Habits have three components. First, is the behaviour itself. Second, is the consequence of the habit—our habits cause pleasure or avoid pain. Third, is a cue or signal that we learn to associate with the behaviour and the pleasure it brings. These cues start to act like triggers for the habit. For example, we see the package, imagine the taste (both of which are cues) and, before you know it, it’s in the cart and a little closer to our stomach.
Psychologists have shown for decades that any behaviour or habit is maintained and strengthened when it produces pleasure or reduces pain. When these three things—the cue, the behaviour, and the consequence of the behaviour— occur together often enough they produce a well learned, hard to break chain of behaviour that forms our habits.
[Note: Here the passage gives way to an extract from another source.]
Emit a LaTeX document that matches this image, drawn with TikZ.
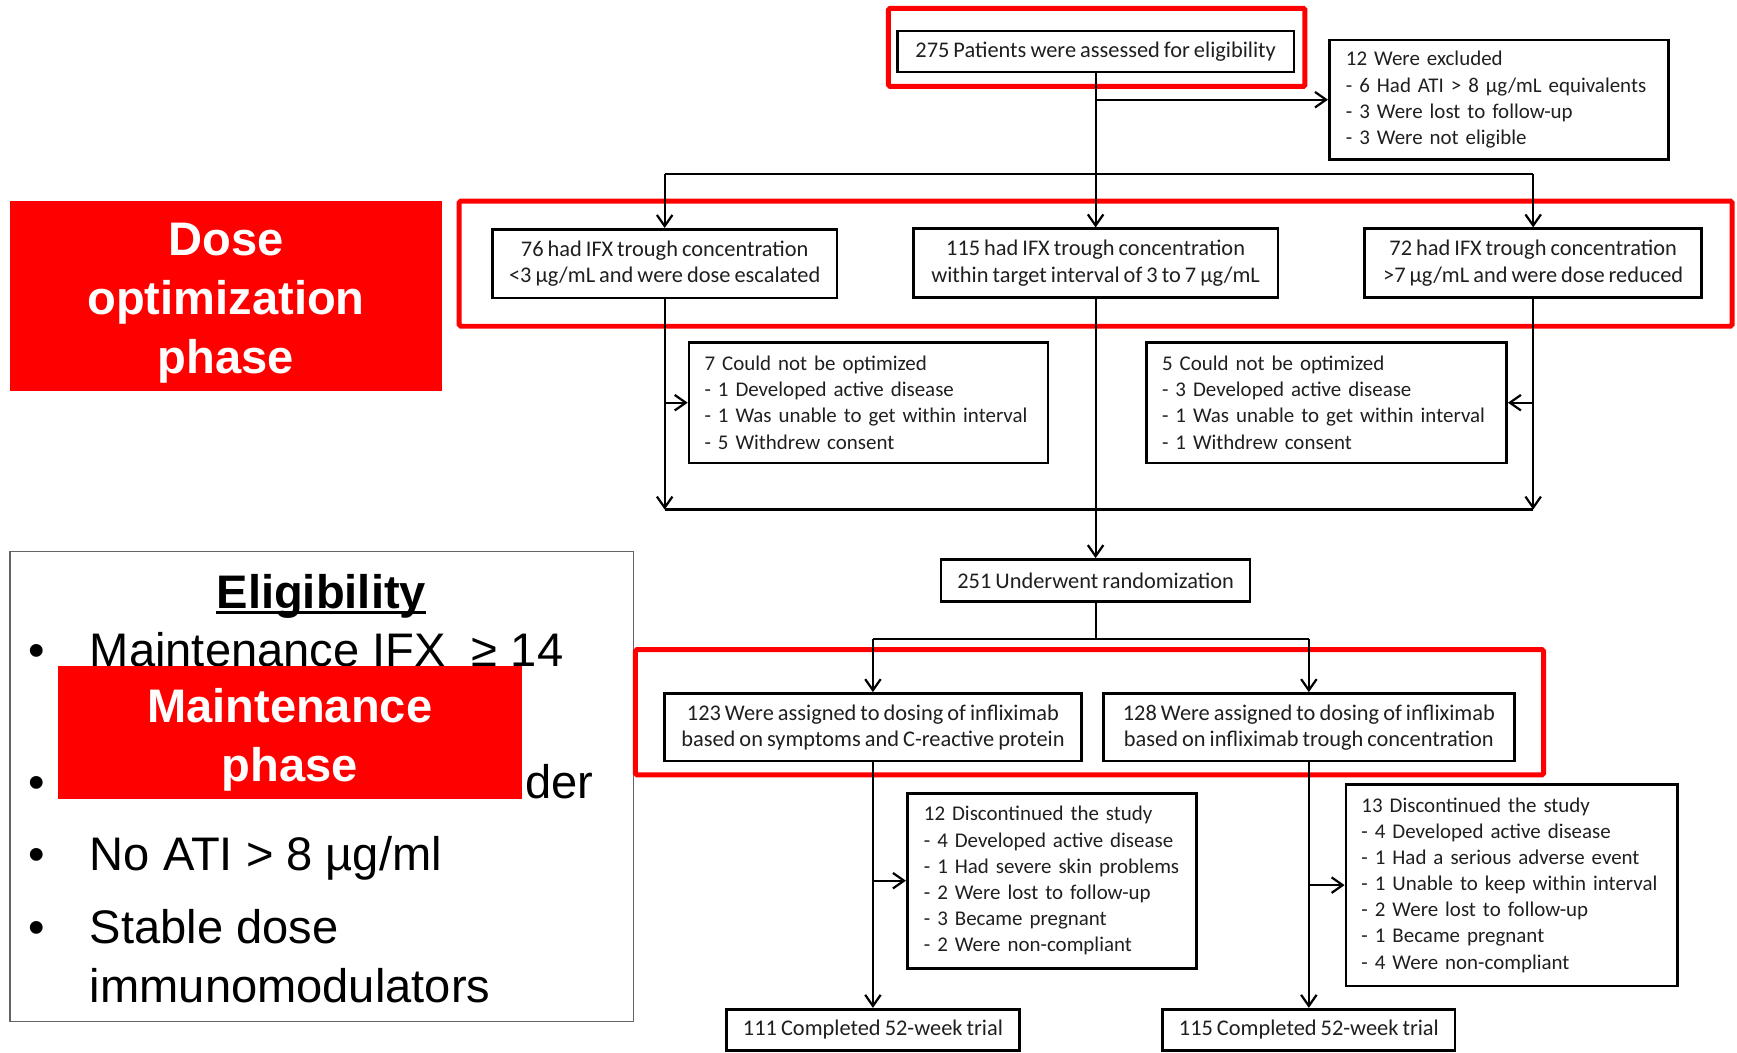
\documentclass[tikz,border=0pt]{standalone}
\usepackage{fontspec}
\setmainfont{Carlito}[WordSpace=0.8]
\newfontfamily\arialfont{Liberation Sans}
\usetikzlibrary{arrows.meta,positioning}
\hyphenpenalty=10000

\definecolor{phasered}{RGB}{255,0,0}
\definecolor{framegray}{RGB}{100,100,100}

\tikzset{
  flowbox/.style={draw=black, line width=2.4pt, fill=white, inner sep=0pt,
    text=black!88},
  centerbox/.style 2 args={flowbox, align=center, minimum width=#1pt, minimum height=#2pt,
    font=\fontsize{20.2}{23.6}\selectfont},
  listbox/.style n args={3}{flowbox, align=left, inner xsep=#3pt,
    text width=#1pt-2*#3pt, minimum height=#2pt, font=\fontsize{18.9}{23.6}\selectfont},
  link/.style={draw=black, line width=2pt},
  arrow/.style={link, -{Straight Barb[length=10pt,width=14pt]}},
  phaseframe/.style={draw=phasered, line width=4.5pt, rounded corners=1.5pt},
  phasebox/.style 2 args={fill=phasered, inner sep=0pt,
    minimum width=#1pt, minimum height=#2pt},
  phasetext/.style={text=white, align=center, inner sep=0pt,
    font=\arialfont\bfseries\fontsize{42.5}{53}\selectfont},
  bigtext/.style={inner sep=0pt, font=\arialfont\fontsize{42.5}{53}\selectfont}
}

\begin{document}
\begin{tikzpicture}[x=1pt, y=-1pt]
  \useasboundingbox (0,0) rectangle (1568,950);

  % eligibility panel (partly hidden by the phase label)
  \node[draw=framegray, line width=1.4pt, minimum width=563pt, minimum height=424pt,
    inner sep=0pt] (elig) at (290.5,710) {};
  \node[bigtext, font=\arialfont\bfseries\fontsize{42.5}{53}\selectfont, anchor=base]
    (eligtitle) at (290,549) {Eligibility};
  \draw[line width=2.6pt] ([yshift=-4pt]eligtitle.base west) -- ([yshift=-4pt]eligtitle.base east);
  \foreach \ypos [count=\i] in {602,721,786,852}
    \node[bigtext, anchor=base] (bul\i) at (33,\ypos) {•};
  \foreach \ypos/\txt [count=\i] in {602/{Maintenance IFX~ ≥ 14},
      786/{No ATI > 8 µg/ml}, 852/{Stable dose}, 905/{immunomodulators}}
    \node[bigtext, anchor=base west] (item\i) at (81,\ypos) {\txt};
  \node[bigtext, anchor=base west] (itemtail) at (474,721) {der};

  % phase labels
  \node[phasebox={419}{120}] (maintlabel) at (261.5,661) {};
  \node[phasetext] (mainttext) at (261.5,668) {Maintenance\\phase};
  \node[phasebox={390}{172}] (doselabel) at (204,267) {};
  \node[phasetext] (dosetext) at (204,273.5) {Dose\\optimization\\phase};

  % red frames round the highlighted rows
  \draw[phaseframe] (802,7.5) rectangle (1178,78);
  \draw[phaseframe] (414.5,181.5) rectangle (1563.5,294.5);
  \draw[phaseframe] (573.5,586.5) rectangle (1393.5,699.5);

  % flow chart boxes
  \node[centerbox={358}{37}] (assess) at (989,46.5)
    {275 Patients were assessed for eligibility};
  \node[listbox={306}{108}{15}] (excl) at (1353,90)
    {12 Were excluded\\- 6 Had ATI > 8 µg/mL equivalents\\- 3 Were lost to follow-up\\- 3 Were not eligible};
  \node[centerbox={311}{62}] (escal) at (600,238)
    {76 had IFX trough concentration\\<3 µg/mL and were dose escalated};
  \node[centerbox={329}{62}] (target) at (989,237.5)
    {115 had IFX trough concentration\\within target interval of 3 to 7 µg/mL};
  \node[centerbox={304}{62}] (reduc) at (1384,237.5)
    {72 had IFX trough concentration\\>7 µg/mL and were dose reduced};
  \node[listbox={324}{109}{14}] (nooptA) at (784,363.5)
    {7 Could not be optimized\\- 1 Developed active disease\\- 1 Was unable to get within interval\\- 5 Withdrew consent};
  \node[listbox={325}{109}{14}] (nooptB) at (1197.5,363.5)
    {5 Could not be optimized\\- 3 Developed active disease\\- 1 Was unable to get within interval\\- 1 Withdrew consent};
  \node[centerbox={279}{38}] (rand) at (989,524) {251 Underwent randomization};
  \node[centerbox={376}{61}] (armA) at (788,656.5)
    {123 Were assigned to dosing of infliximab\\based on symptoms and C-reactive protein};
  \node[centerbox={371}{61}] (armB) at (1181.5,656.5)
    {128 Were assigned to dosing of infliximab\\based on infliximab trough concentration};
  \node[listbox={261}{158}{15}] (discA) at (949.5,795)
    {12 Discontinued the study\\- 4 Developed active disease\\- 1 Had severe skin problems\\- 2 Were lost to follow-up\\- 3 Became pregnant\\- 2 Were non-compliant};
  \node[listbox={299}{182}{14}] (discB) at (1364.5,799)
    {13 Discontinued the study\\- 4 Developed active disease\\- 1 Had a serious adverse event\\- 1 Unable to keep within interval\\- 2 Were lost to follow-up\\- 1 Became pregnant\\- 4 Were non-compliant};
  \node[centerbox={264}{37}] (doneA) at (788,929.5) {111 Completed 52-week trial};
  \node[centerbox={264}{37}] (doneB) at (1181.5,929.5) {115 Completed 52-week trial};

  % connectors
  \coordinate (splitA) at (989,157);
  \coordinate (merge) at (989,460);
  \coordinate (splitB) at (989,577);
  \draw[arrow] (assess.south) -- (target.north);
  \draw[arrow] (assess.south |- excl.west) -- (excl.west);
  \draw[link] (escal.north |- splitA) -- (reduc.north |- splitA);
  \foreach \dest in {escal,reduc}
    \draw[arrow] (\dest.north |- splitA) -- (\dest.north);
  \draw[arrow] (escal.south) -- (escal.south |- merge);
  \draw[arrow] (reduc.south) -- (reduc.south |- merge);
  \draw[arrow] (escal.south |- nooptA.west) -- (nooptA.west);
  \draw[arrow] (reduc.south |- nooptB.east) -- (nooptB.east);
  \draw[link] (escal.south |- merge) -- (reduc.south |- merge);
  \draw[arrow] (target.south) -- (rand.north);
  \draw[link] (rand.south) -- (splitB);
  \draw[link] (armA.north |- splitB) -- (armB.north |- splitB);
  \foreach \dest in {armA,armB}
    \draw[arrow] (\dest.north |- splitB) -- (\dest.north);
  \draw[arrow] (armA.south) -- (doneA.north);
  \draw[arrow] (armB.south) -- (doneB.north);
  \draw[arrow] (armA.south |- discA.west) -- (discA.west);
  \draw[arrow] (armB.south |- discB.west) -- (discB.west);
\end{tikzpicture}
\end{document}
We can change behaviour if we change any one of the components. The question is do we have the will?
When it comes to stuffing ourselves with unhealthy food, at least two behaviours are front and centre: (1) buying it, and (2) eating it. For example, if we don’t buy the cookies we can’t eat them. Problem solved; weight under control.
But, how do we keep ourselves from buying our favourite comfort foods? One way is to get rid of the most obvious cue for buying: leave them off our shopping list. You’ve heard that you should only shop with a list. That’s why. Lists are cues to buy. If it’s not on your list, and you only buy what’s on the list, you can’t have a problem.
Similarly, we can interrupt other links in the chain if we eliminate other cues for buying junk. For example, we can avoid that part of the store where the cookies hang out. We can refuse to stand and admire the cookies. If our shopping absolutely requires that we pass close to the culprits, we can at least avert our gaze and hurry past them.
In an effort to weaken the desire you feel when you’re in the presence of cookies, you might try to associate buying them with visual images of other less desirable consequences of cookie buying. For example, you might visualize a chubby you, clogged arteries, heart surgery, you in your casket, the hassle of regular insulin shots, or lying in a hospital bed with a mess of plastic tubes in and out of your body.
If, despite your best efforts, your hand takes a notion to dart out, grab the cookies and put them in your cart, you’ve failed. You probably won’t put them back and it’s almost a certainty you won’t throw them out when you get home. So now what?
If they’ve made it to the house, the next best thing is to hide them. Good luck, it never works for me. I can forget everything else, but I know where every cookie is and how many are left. The problem is they are in the house and—cookies, chips, or whatever—you’re at their mercy.
The behaviour we need to nip in the bud is buying the stuff. Keep it off your list and out of your cart. As vividly as you can, picture your clogged arteries and the other health hazards instead of imagining how much you’ll enjoy the taste of those fat-laden little devils.
The nutritionists want us to practice similar habit-crushing steps with the ice cream, potato chips, chocolate bars, boxed breakfast cereal, mountains of bread, muffins, cheesy boxed pizza, breaded meat, and sugary soft drinks to name a few. Any area of the grocery store, other than the produce section, contains nothing but delicious looking triggers for buying stuff that will satisfy your craving for sugar and carbs and grow your belly. So, if watching what you eat isn’t working, try watching what you buy and live well between your ears.